By WILLIAM M. BULKELEY
The village of Schaumburg, Ill., installed a camera at Woodfield Mall last November to film cars that were running red lights, then used the footage to issue citations. Results were astonishing. The town issued $1 million in fines in just three months.
But drivers caught by the unforgiving enforcement -- which mainly snared those who didn't come to a full stop before turning right on red -- exploded in anger. Many vowed to stop shopping at the mall unless the camera was turned off. The village stopped monitoring right turns at the intersection in January.
Once a rarity, traffic cameras are filming away across the country. And they're not just focusing their sights on red-light runners. The latest technology includes cameras that keep tabs on highways to catch speeders in the act and infrared license-plate readers that nab ticket and tax scofflaws.
Drivers -- many accusing law enforcement of using spy tactics to trap unsuspecting citizens -- are fighting back with everything from pick axes to camera-blocking Santa Clauses. They're moving beyond radar detectors and CB radios to wage their own tech war against detection, using sprays that promise to blur license numbers and Web sites that plot the cameras' locations and offer tips to beat them.
Cities and states say the devices can improve safety. They also have the added bonus of bringing in revenue in tight times. But critics point to research showing cameras can actually lead to more rear-end accidents because drivers often slam their brakes when they see signs warning them of cameras in the area. Others are angry that the cameras are operated by for-profit companies that typically make around $5,000 per camera each month.
"We're putting law enforcement in the hands of third parties," says Ryan Denke, a Peoria, Ariz., electrical engineer who has started a Web site, Photoradarscam.com, to protest the state's speed cameras. Mr. Denke says he hasn't received a ticket via the cameras. Protests over the cameras aren't new, but they appear to be rising in tandem with the effort to install more. Suppliers estimate that there are now slightly over 3,000 red-light and speed cameras in operation in the U.S., up from about 2,500 a year ago. The Insurance Institute for Highway Safety says that at the end of last year, 345 U.S. jurisdictions were using red-light cameras, up from 243 in 2007 and 155 in 2006.

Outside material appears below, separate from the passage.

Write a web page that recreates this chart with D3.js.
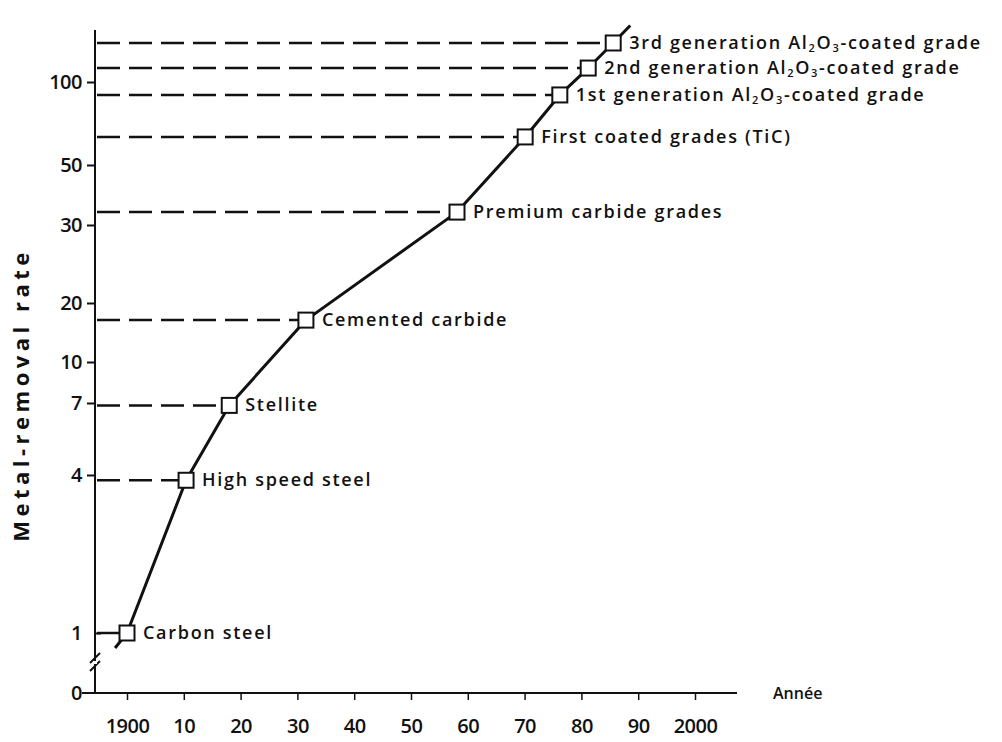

One traffic-cam seller, Arizona-based American Traffic Solutions Inc., recently reported it had installed its 1,000th camera, with 500 more under contract in 140 cities and towns. Rival Redflex Holdings Ltd. says it had 1,494 cameras in operation in 21 states at the end of 2008, and expects to top 1,700 by the end of this year.
Municipalities are establishing ever-more-clever snares. Last month, in a push to collect overdue taxes, the City Council in New Britain, Conn., approved the purchase of a $17,000 infrared-camera called "Plate Hunter." Mounted on a police car, the device automatically reads the license plates of every passing car and alerts the officer if the owner has failed to pay traffic tickets or is delinquent on car taxes. Police can then pull the cars over and impound them.
Some entrepreneurs are trying to help camera opponents fight back. Phantom Plate Inc., a Harrisburg, Pa., company, sells Photoblocker spray at $29.99 a can and Photoshield, a plastic skin for a license plate. Both promise to reflect a traffic-camera flash, making the license plate unreadable. California passed a law banning use of the spray and the plate covers, which became effective at the beginning of this year.